Wait, you will lose a lot of it if you put it on now.


----------



## broadriverhay (Jun 13, 2014)

I can send you some rain. It has been ridiculous down here. I can’t get even 3 dry days.


----------



## IH 1586 (Oct 16, 2014)

No urea unless it's going to rain. I put some down yesterday and it's not looking good for getting rain. Got another 24 hours of potential rain then 5 great days of making hay weather. I had it treated so hopefully there will be some value left next weekend when next rain is.


----------



## somedevildawg (Jun 20, 2011)

IH 1586 said:


> No urea unless it's going to rain. I put some down yesterday and it's not looking good for getting rain. Got another 24 hours of potential rain then 5 great days of making hay weather. I had it treated so hopefully there will be some value left next weekend when next rain is.

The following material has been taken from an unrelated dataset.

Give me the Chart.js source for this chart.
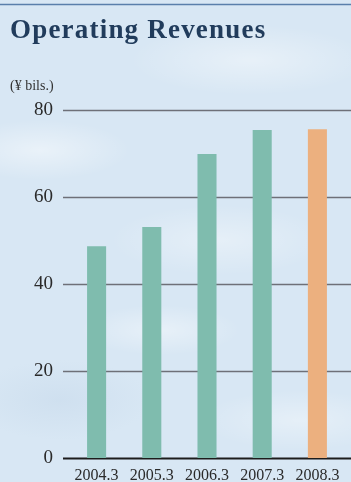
<!DOCTYPE html>
<html>
<head>
<meta charset="utf-8">
<title>Operating Revenues</title>
<script src="https://cdn.jsdelivr.net/npm/chart.js@4"></script>
<style>
  html, body {
    margin: 0;
    padding: 0;
    width: 351px;
    height: 482px;
    overflow: hidden;
  }
  body {
    background-color: #d8e7f4;
    background-image:
      radial-gradient(ellipse 90px 30px at 40px 150px, rgba(255,255,255,0.45), rgba(255,255,255,0)),
      radial-gradient(ellipse 120px 35px at 250px 60px, rgba(255,255,255,0.4), rgba(255,255,255,0)),
      radial-gradient(ellipse 80px 25px at 160px 330px, rgba(255,255,255,0.4), rgba(255,255,255,0)),
      radial-gradient(ellipse 100px 30px at 300px 420px, rgba(255,255,255,0.35), rgba(255,255,255,0)),
      radial-gradient(ellipse 90px 40px at 60px 400px, rgba(190,210,230,0.35), rgba(190,210,230,0)),
      radial-gradient(ellipse 110px 35px at 220px 240px, rgba(255,255,255,0.35), rgba(255,255,255,0));
  }
  #wrap {
    position: relative;
    width: 351px;
    height: 482px;
  }
</style>
</head>
<body>
<div id="wrap"><canvas id="revenueChart"></canvas></div>
<script>
const years = ['2004.3', '2005.3', '2006.3', '2007.3', '2008.3'];
const revenues = [48.7, 53.1, 69.9, 75.4, 75.6];
const yTicks = [0, 20, 40, 60, 80];

const barColors = years.map((y, i) => i === years.length - 1 ? '#ecb07f' : '#7fbcae');

// heading, unit label, top rule and the horizontal guide lines
const decorations = {
  id: 'decorations',
  beforeDatasetsDraw(chart) {
    const { ctx, chartArea, scales } = chart;
    ctx.save();
    yTicks.forEach((v) => {
      const y = Math.round(scales.y.getPixelForValue(v)) + 0.5;
      ctx.beginPath();
      ctx.moveTo(chartArea.left - 6, y);
      ctx.lineTo(chart.width, y);
      if (v === 0) {
        ctx.strokeStyle = '#1c1c1c';
        ctx.lineWidth = 2.2;
      } else {
        ctx.strokeStyle = '#6e7078';
        ctx.lineWidth = 1.4;
      }
      ctx.stroke();
    });
    ctx.restore();
  },
  afterDraw(chart) {
    const { ctx } = chart;
    ctx.save();
    ctx.strokeStyle = '#5a7fab';
    ctx.lineWidth = 1.6;
    ctx.beginPath();
    ctx.moveTo(0, 4.5);
    ctx.lineTo(chart.width, 4.5);
    ctx.stroke();

    ctx.fillStyle = '#213c5c';
    ctx.font = 'bold 27px "Liberation Serif", serif';
    ctx.letterSpacing = '1.2px';
    ctx.textBaseline = 'alphabetic';
    ctx.fillText('Operating Revenues', 10, 38);
    ctx.letterSpacing = '0px';

    ctx.fillStyle = '#333333';
    ctx.font = '14px "Liberation Serif", serif';
    ctx.fillText('(¥ bils.)', 10, 90);
    ctx.restore();
  }
};

const ctx = document.getElementById('revenueChart').getContext('2d');
new Chart(ctx, {
  type: 'bar',
  data: {
    labels: years,
    datasets: [{
      data: revenues,
      backgroundColor: barColors,
      borderWidth: 0,
      categoryPercentage: 1,
      barPercentage: 0.345
    }]
  },
  options: {
    responsive: true,
    maintainAspectRatio: false,
    animation: false,
    layout: {
      padding: { top: 110, right: 6, bottom: 0, left: 0 }
    },
    plugins: {
      legend: { display: false },
      tooltip: { enabled: false }
    },
    scales: {
      x: {
        grid: { display: false, drawTicks: false },
        border: { display: false },
        afterFit(scale) { scale.height = 24; },
        ticks: {
          color: '#2a2a2a',
          padding: 8,
          font: { family: '"Liberation Serif", serif', size: 16 }
        }
      },
      y: {
        min: 0,
        max: 80,
        grid: { display: false, drawTicks: false },
        border: { display: false },
        afterFit(scale) {
          scale.width = 69;
          scale.paddingTop = 0;
          scale.paddingBottom = 0;
        },
        ticks: {
          stepSize: 20,
          color: '#2a2a2a',
          padding: 16,
          font: { family: '"Liberation Serif", serif', size: 19 }
        }
      }
    }
  },
  plugins: [decorations]
});
</script>
</body>
</html>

I've had good success with agratain? I guess....had a good drought and when the rain finally came it really jumped. Like the OP, we had good dewpoints, really wet and I think that skewed my results a bit.


----------



## IH 1586 (Oct 16, 2014)

somedevildawg said:


> I've had good success with agratain? I guess....had a good drought and when the rain finally came it really jumped. Like the OP, we had good dewpoints, really wet and I think that skewed my results a bit.


I think I got 5 sprinkles yesterday. This year with our ramped up fertilizer program I didn't care if we were "guaranteed" rain I treated all urea, not worth the risk. Used to be I would pick and choose when I treated it.


----------



## rjmoses (Apr 4, 2010)

Figure 5-10% loss/day, depending on temps, humidity, etc. Agrotain about halves that rate.

Hope this helps.

Ralph


----------



## rjmoses (Apr 4, 2010)

IH 1586 said:


> I think I got 5 sprinkles yesterday. This year with our ramped up fertilizer program I didn't care if we were "guaranteed" rain I treated all urea, not worth the risk. Used to be I would pick and choose when I treated it.

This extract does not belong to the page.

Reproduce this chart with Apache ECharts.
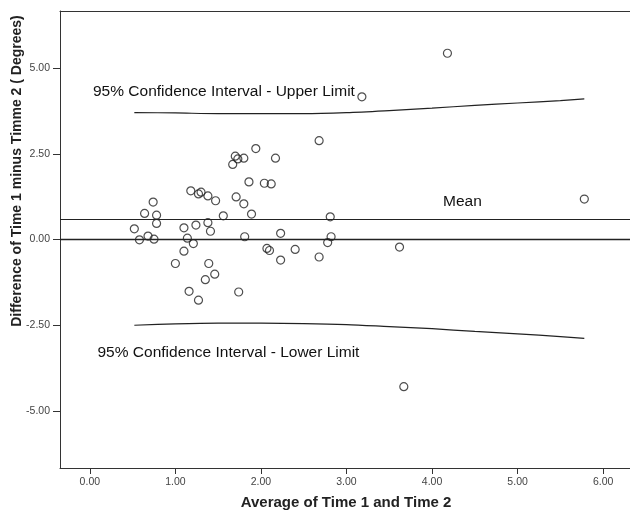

For the little additional cost, I always treat urea, even when it calls for rain within 24 hours.

I figure the loss per day at 10%-20% normally, meaning if I put it on today and it rains tomorrow, I will have lost at least 10% of my urea, maybe as much as 20% (depends on the weather).

A 10% loss is worth about $40/per ton and Agrotain is a lot less expensive than that. If the loss rate doubles or it doesn't rain, I have more than paid for the Agrotain.

Ralph


----------



## IH 1586 (Oct 16, 2014)

rjmoses said:


> For the little additional cost, I always treat urea, even when it calls for rain within 24 hours.
> 
> I figure the loss per day at 10%-20% normally, meaning if I put it on today and it rains tomorrow, I will have lost at least 10% of my urea, maybe as much as 20% (depends on the weather).
> 
> ...


Watched it rain last night north of me but not at farm. Got more sprinkles, so urea still waiting at the farm. Less than half mile my hay got rained. 0.7 in. Field next to it I had some urea on it. That should be in now.


----------